In 1933, the Chicago's second world's fair, Century of Progress Exposition, surpassed all previous fairs in the number of model houses on display; there were thirteen at the fair's opening, and twenty in its second season. Exceptionally popular and widely published, the twelve-sided House of Tomorrow and the all-glass Crystal House, both designed by Chicago architects George and Fred Keck, showed Bauhaus-inspired furniture designed by Leland Atwood.
Immediately after World War II, American furniture design again came into its own, based on models developed just prior to the war. In 1940, the Museum of Modern Art (MOMA) in New York inaugurated a competition for "organic Design in Home Furnishings," in which two architects, Eero Saarinen and Charles Eames, won the first prize for seating and other living room furniture. While sectional seating was not new, the MOMA prizes were revolutionary, for Saarinen and Eames united seats, back, and arm rests in a single shell made of veneer and glue and laminated in a cast iron mold. The shell was mounted on a base. This development greatly reduced the industrial process and would have immense consequences after the war. Charles and Ray Eames produced a series of furniture designs that proved to be classics. So did Eero Saarinen. Harry Bertoia's wire chairs and George Nelson's "coconut" chair and storage walls also became familiar to a broad public.
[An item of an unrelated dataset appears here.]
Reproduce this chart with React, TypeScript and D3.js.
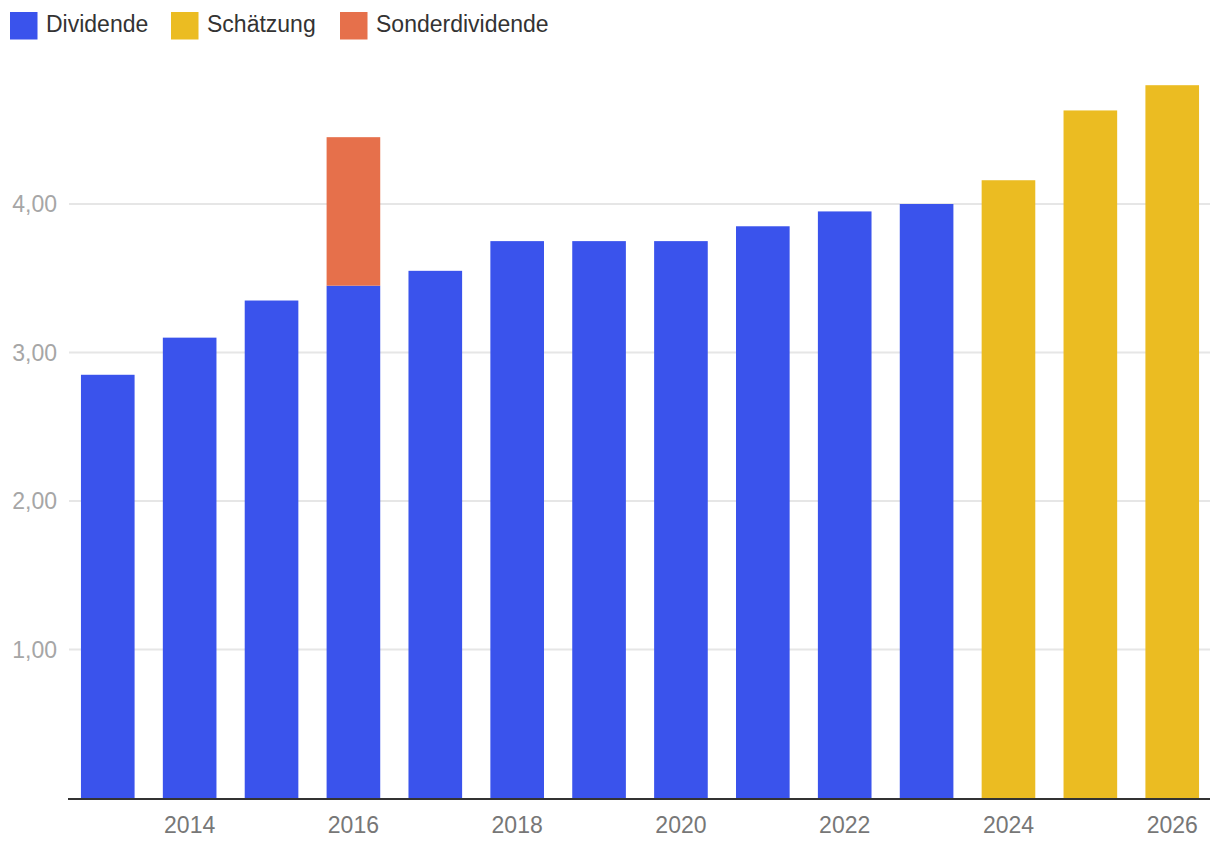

Between them, Knoll and Herman Miller made available what seemed to be distinctly American modern furniture.
While wood and metal dominated American furniture design historically, plastic and fiberglass slowly became a visible furniture material by the early 1950s. Walter Papst in Germany designed the first one-piece plastic table in 1959. The following year, the first one-piece plastic chair was designed and patented by the American R. G. Reineman. By the early 1970s, plastic furniture was in the forefront of American furniture design. The introduction of vinyl and other plastic skins allowed the creation of flexible envelopes filled with beads of polystyrene, plastic foam, as in the "bean bag" chair, or filled with air for deflatable, temporary furniture. The new materials often required rounded forms to best accommodate them. Designers followed suit. In 1972, the architect Frank O. Gehry designed domestic furniture using paper—a laminated corrugated construction he named Easy Edges rocking chair.
At the same time, electronics began invading the home, dictating furniture shapes and room configurations that included not only an almost universally black-skinned television but various black electronic gadgets, each with its own specific LED lights. The introduction of these new furnishing devices were followed closely by computers, mostly beige, and large screen televisions, mostly wood finished.
These developments forced a wholly new aesthetic on American furniture design, one no longer based on construction but on casting, molding, and shaping and the color black, followed by beige, followed by pastels and primary colors. The keen interest in new materials and the exploiting of their potential in mostly rounded forms in the 1970s helped establish an interest in ergonomics and the environment. By the early 1990s, Donald Chadwick and William Stumpf designed the Aeron chair, which brought front-line radical ergonomic, anthropometric, and environmental considerations into the office. Other environmental furniture followed rapidly. While new colors and materials continued to be introduced, an aesthetic interest in retro furniture design of the 1950s, 1960s, and 1970s bloomed in the 1990s. This aesthetic continued to lead at the beginning of the twenty-first century.